A Better 3D Camera with Clear, Graphene Light Detectors
March 11, 2016 | University of MichiganEstimated reading time: 2 minutes

A camera that can record 3D images and video is under development at the University of Michigan, with $1.2 million in funding from the W.M. Keck Foundation.
While other 3D cameras are currently on the market, the new design should be smaller and able to achieve higher resolutions.
3D cameras are useful for a variety of applications including 3D movie filming and, eventually, virtual reality. While 3D films are currently made using multiple cameras to reconstruct each frame, this new type of camera could record in 3D on its own. Images and video recorded by 3D cameras might one day be projected as holograms—although projection is a different challenge entirely.
In photography, 3D images enable users to decide the depth of focus after taking the photograph. Attached to microscopes, a 3D camera can image cells and tissues for more accurate analysis of biopsies and medical cultures, as well as for fundamental research. 3D video recording could give robots depth perception and eventually lead to a bionic eye.
"When the light hits the detector inside a camera, it can come from different directions, and this spatial information can be used to reconstruct 3D images," said Zhaohui Zhong, an associate professor of electrical engineering and computer science.
"Normally, that information is lost because the detector only measures intensity," he added, which is why 3D images made with traditional recording methods must be constructed from multiple shots.
One-shot 3D cameras available now rely on a micro-lens array to divert the light after it has been focused by the main lens. This array of smaller lenses essentially tears up the picture to recover the directional information from the rays of light, and then the camera's software reconstructs the image along with the depth information.
The design—to be developed by Zhong and colleagues Theodore Norris and Jeffrey Fessler, both professors of electrical engineering and computer science—does away with the micro-lens array. Instead, their camera will record the light as it passes through a series of transparent light detectors.
"The microlens approach involves an inherent trade-off between resolution and the ability to refocus or resolve depth," Norris said. "Our stack approach enables more information to be acquired without losing image resolution."
This method works because objects at different distances from the lens will come into focus at different points inside the camera, the researchers say. Objects will appear brightest where they are most in focus. Using this principle, it is much easier for the computer to reconstruct the images. The faster processing makes it possible to produce high speed and high-resolution video.
The concept is simple, but the challenge is making those transparent light detectors, they say. Typically, the detector needs to absorb as much light as possible to give the most detailed image. However, a material called graphene, which is a single layer of carbon atoms, can be fashioned into a highly sensitive light detector that allows much of the light to pass through.

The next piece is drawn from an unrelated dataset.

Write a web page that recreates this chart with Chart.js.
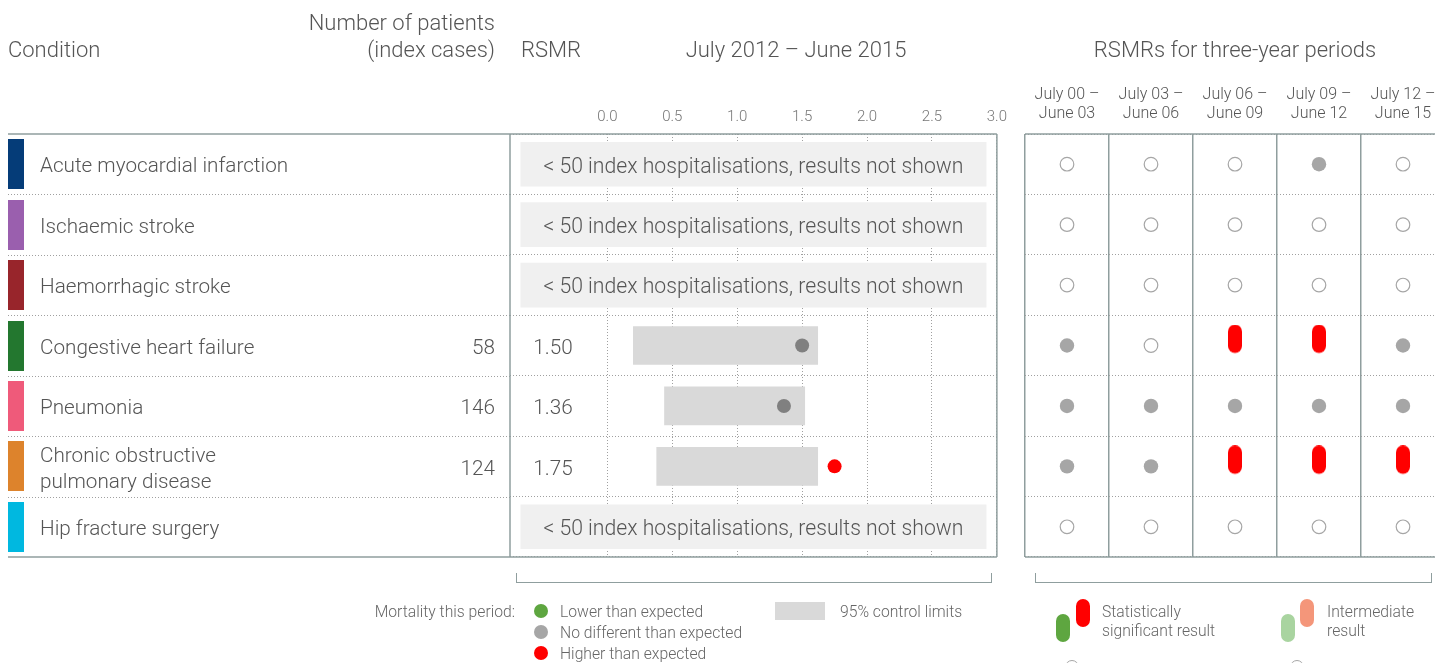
<!DOCTYPE html>
<html><head><meta charset="utf-8">
<script src="https://cdn.jsdelivr.net/npm/chart.js@4/dist/chart.umd.min.js"></script>
<style>
html,body{margin:0;padding:0;background:#fff;overflow:hidden;width:1435px;height:663px;}
body{position:relative;font-family:Roboto,'Liberation Sans',sans-serif;font-weight:300;color:#555;}
.t{position:absolute;white-space:nowrap;line-height:24px;height:24px;}
.h{font-size:22px;}
.l{font-size:15.7px;color:#666;}
#wa{position:absolute;left:0;top:0;width:1015px;height:663px;}
#wb{position:absolute;left:1000px;top:0;width:460px;height:663px;}
.dot{position:absolute;width:14px;height:14px;border-radius:7px;}
.pill{position:absolute;width:14px;height:28px;border-radius:7px;}
.br{position:absolute;border:1.5px solid #8f9e9e;border-top:none;height:9px;}
</style></head>
<body>
<div id="wa"><canvas id="ca"></canvas></div>
<div id="wb"><canvas id="cb"></canvas></div>

<div class="t h" style="left:8px;top:38px;">Condition</div>
<div class="t h" style="right:940px;top:11px;">Number of patients</div>
<div class="t h" style="right:940px;top:38px;">(index cases)</div>
<div class="t h" style="left:521px;top:38px;">RSMR</div>
<div class="t h" style="left:796px;top:38px;transform:translateX(-50%);">July 2012 – June 2015</div>
<div class="t h" style="left:1235px;top:38px;transform:translateX(-50%);">RSMRs for three-year periods</div>

<div class="br" style="left:516px;top:573px;width:474px;"></div>
<div class="br" style="left:1035px;top:573px;width:395px;"></div>

<div class="t l" style="right:920px;top:600px;">Mortality this period:</div>
<div class="dot" style="left:534px;top:604px;background:#5ea640;"></div>
<div class="t l" style="left:560px;top:600px;">Lower than expected</div>
<div class="dot" style="left:534px;top:625px;background:#a6a6a6;"></div>
<div class="t l" style="left:560px;top:621px;">No different than expected</div>
<div class="dot" style="left:534px;top:646px;background:#ff0000;"></div>
<div class="t l" style="left:560px;top:642px;">Higher than expected</div>
<div style="position:absolute;left:775px;top:602px;width:50px;height:18px;background:#d9d9d9;"></div>
<div class="t l" style="left:840px;top:600px;">95% control limits</div>

<div class="pill" style="left:1056px;top:614px;background:#5ea640;"></div>
<div class="pill" style="left:1076px;top:599px;background:#ff0000;"></div>
<div class="t l" style="left:1102px;top:600px;">Statistically</div>
<div class="t l" style="left:1102px;top:619px;">significant result</div>
<div class="pill" style="left:1281px;top:614px;background:#a9d4a0;"></div>
<div class="pill" style="left:1300px;top:599px;background:#f4967a;"></div>
<div class="t l" style="left:1327px;top:600px;">Intermediate</div>
<div class="t l" style="left:1327px;top:619px;">result</div>
<div class="dot" style="left:1065px;top:660px;border:1.2px solid #a6a6a6;box-sizing:border-box;"></div>
<div class="dot" style="left:1290px;top:660px;border:1.2px solid #a6a6a6;box-sizing:border-box;"></div>

<script>
// ---------- data ----------
const conditions = ['Acute myocardial infarction','Ischaemic stroke','Haemorrhagic stroke','Congestive heart failure','Pneumonia',['Chronic obstructive','pulmonary disease'],'Hip fracture surgery'];
const conditionColors = ['#053c78','#9a5fae','#98252b','#23772f','#ef5a7a','#dd832c','#00b8e0'];
const patients = [null,null,null,58,146,124,null];
const rsmr = [null,null,null,1.50,1.36,1.75,null];
const rsmrStatus = [null,null,null,'same','same','higher',null];
const limitLow = [null,null,null,0.20,0.44,0.38,null];
const limitHigh = [null,null,null,1.62,1.52,1.62,null];
const axisTicks = [0,0.5,1.0,1.5,2.0,2.5,3.0];
const periods = [['July 00 –','June 03'],['July 03 –','June 06'],['July 06 –','June 09'],['July 09 –','June 12'],['July 12 –','June 15']];
// none = <50 cases (open), same = no different, higher = significantly higher
const periodStatus = [
  ['none','none','none','same','none'],
  ['none','none','none','none','none'],
  ['none','none','none','none','none'],
  ['same','none','higher','higher','same'],
  ['same','same','same','same','same'],
  ['same','same','higher','higher','higher'],
  ['none','none','none','none','none']
];
const notShownText = '< 50 index hospitalisations, results not shown';

// ---------- styles ----------
const FAM = "Roboto, 'Liberation Sans', sans-serif";
const TEXT = '#555';
const FRAME = '#8f9e9e';
const DOT = '#a0a0a0';
const statusColor = {same:'#808080', higher:'#ff0000', lower:'#5ea640'};
const NOT_SHOWN_RANGE = [-0.667, 2.917];
const rowKeys = conditions.map(c => Array.isArray(c) ? c.join(' ') : c);
const periodKeys = periods.map(p => p.join(' '));

function pill(color){
  const c = document.createElement('canvas'); c.width = 14; c.height = 42;
  const g = c.getContext('2d'); g.fillStyle = color; g.beginPath();
  g.arc(7,7,7,Math.PI,0); g.lineTo(14,21.5); g.arc(7,21.5,7,0,Math.PI); g.closePath(); g.fill();
  return c;
}

function line(ctx,x1,y1,x2,y2){ctx.beginPath();ctx.moveTo(x1,y1);ctx.lineTo(x2,y2);ctx.stroke();}

const tablePlugin = {
  id:'table',
  afterDraw(chart){
    const {ctx, chartArea:a, scales:{x,y}} = chart;
    const step = y.getPixelForValue(1) - y.getPixelForValue(0);
    ctx.save();
    ctx.strokeStyle = DOT; ctx.lineWidth = 1; ctx.setLineDash([1,2]);
    for (let i=1;i<rowKeys.length;i++){
      const yy = Math.round(y.getPixelForValue(i) - step/2) + 0.5;
      line(ctx, 8, yy, a.left, yy);
    }
    ctx.setLineDash([]);
    ctx.strokeStyle = FRAME; ctx.lineWidth = 1.5;
    line(ctx, 8, a.top, a.right, a.top);
    line(ctx, 8, a.bottom, a.right, a.bottom);
    line(ctx, a.left, a.top, a.left, a.bottom);
    line(ctx, a.right, a.top, a.right, a.bottom);
    ctx.textBaseline = 'middle';
    rowKeys.forEach((k,i)=>{
      const yc = y.getPixelForValue(i);
      const ty = yc + 3;
      ctx.fillStyle = conditionColors[i];
      ctx.fillRect(8, Math.round(yc-25), 16, 50);
      ctx.fillStyle = TEXT;
      ctx.font = '300 20.7px ' + FAM;
      ctx.textAlign = 'left';
      const lines = Array.isArray(conditions[i]) ? conditions[i] : [conditions[i]];
      lines.forEach((l,n)=> ctx.fillText(l, 40, ty + (n-(lines.length-1)/2)*26));
      if (patients[i] != null){ ctx.textAlign='right'; ctx.fillText(String(patients[i]), 495, ty); }
      ctx.textAlign = 'center';
      if (rsmr[i] != null){ ctx.fillText(rsmr[i].toFixed(2), 553, ty); }
      else {
        ctx.font = '300 21.2px ' + FAM;
        const cx = (x.getPixelForValue(NOT_SHOWN_RANGE[0]) + x.getPixelForValue(NOT_SHOWN_RANGE[1]))/2;
        ctx.fillText(notShownText, cx, ty);
      }
    });
    ctx.restore();
  }
};

new Chart(document.getElementById('ca'), {
  type:'bar',
  data:{
    labels: rowKeys,
    datasets:[
      {type:'scatter', order:0,
       data: rsmr.map((v,i)=> v==null ? null : {x:v, y:rowKeys[i]}).filter(Boolean),
       pointRadius:7, pointHoverRadius:7, borderWidth:0,
       backgroundColor: rsmrStatus.filter(s=>s).map(s=>statusColor[s])},
      {type:'bar', order:1, data: limitLow.map((v,i)=> v==null ? null : [v, limitHigh[i]]),
       backgroundColor:'#d9d9d9', barThickness:38, grouped:false},
      {type:'bar', order:2, data: rsmr.map(v => v==null ? NOT_SHOWN_RANGE : null),
       backgroundColor:'#f0f0f0', barThickness:44, grouped:false}
    ]
  },
  options:{
    indexAxis:'y', responsive:true, maintainAspectRatio:false, animation:false,
    layout:{padding:{left:510, right:15, top:94, bottom:106}},
    plugins:{legend:{display:false}, tooltip:{enabled:false}},
    scales:{
      x:{type:'linear', position:'top', min:-0.75, max:3.0,
         afterBuildTicks: s => { s.ticks = axisTicks.map(v=>({value:v})); },
         afterFit: s => { s.height = 40; },
         ticks:{padding:8, color:'#777', font:{family:FAM, size:15, weight:300}, callback: v => Number(v).toFixed(1)},
         grid:{color:DOT, lineWidth:1, drawTicks:false},
         border:{display:false, dash:[1,2]}},
      y:{type:'category', labels: rowKeys, offset:true,
         afterFit: s => { s.width = 0; },
         ticks:{display:false},
         grid:{offset:true, color:DOT, lineWidth:1, drawTicks:false},
         border:{display:false, dash:[1,2]}}
    }
  },
  plugins:[tablePlugin]
});

const periodPoints = st => {
  const out = [];
  periodStatus.forEach((row,i)=> row.forEach((s,j)=>{ if (s===st) out.push({x:periodKeys[j], y:rowKeys[i]}); }));
  return out;
};

const framePluginB = {
  id:'frameB',
  afterDraw(chart){
    const {ctx, chartArea:a} = chart;
    ctx.save(); ctx.strokeStyle = FRAME; ctx.lineWidth = 1.5;
    line(ctx, a.left, a.top, a.right, a.top);
    line(ctx, a.left, a.bottom, a.right, a.bottom);
    ctx.restore();
  }
};

new Chart(document.getElementById('cb'), {
  type:'scatter',
  data:{
    datasets:[
      {data: periodPoints('higher'), pointStyle: pill(statusColor.higher), pointRadius:7, pointHoverRadius:7},
      {data: periodPoints('same'), pointRadius:7.2, pointHoverRadius:7.2, borderWidth:0, backgroundColor:'#a6a6a6'},
      {data: periodPoints('none'), pointRadius:6.8, pointHoverRadius:6.8, borderWidth:1.2, borderColor:'#a6a6a6', backgroundColor:'#fff'}
    ]
  },
  options:{
    responsive:true, maintainAspectRatio:false, animation:false,
    layout:{padding:{left:25, right:15, top:74, bottom:106}},
    plugins:{legend:{display:false}, tooltip:{enabled:false}},
    scales:{
      x:{type:'category', labels: periodKeys, position:'top', offset:true,
         afterFit: s => { s.height = 60; },
         ticks:{padding:10.5, color:TEXT, font:{family:FAM, size:16, weight:300, lineHeight:1.2},
                callback: (v,i) => periods[i]},
         grid:{offset:true, color:FRAME, lineWidth:1.5, drawTicks:false},
         border:{display:false}},
      y:{type:'category', labels: rowKeys, offset:true, position:'left',
         afterFit: s => { s.width = 0; },
         ticks:{display:false},
         grid:{offset:true, color:DOT, lineWidth:1, drawTicks:false},
         border:{display:false, dash:[1,2]}}
    }
  },
  plugins:[framePluginB]
});
</script>
</body></html>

"Ordinarily, you want the light detector to absorb as much light as possible for high sensitivity, to produce a clearer picture," Zhong said. "Graphene detectors can offer very high sensitivity, so you don't really sacrifice the clarity by making them transparent."
The team is considering an SLR-sized camera to begin with, but Norris thinks it may be possible to squeeze 3D-camera capability into a smartphone.
Norris is also a professor of applied physics. Fessler is also a professor of applied physics, biomedical engineering and radiology.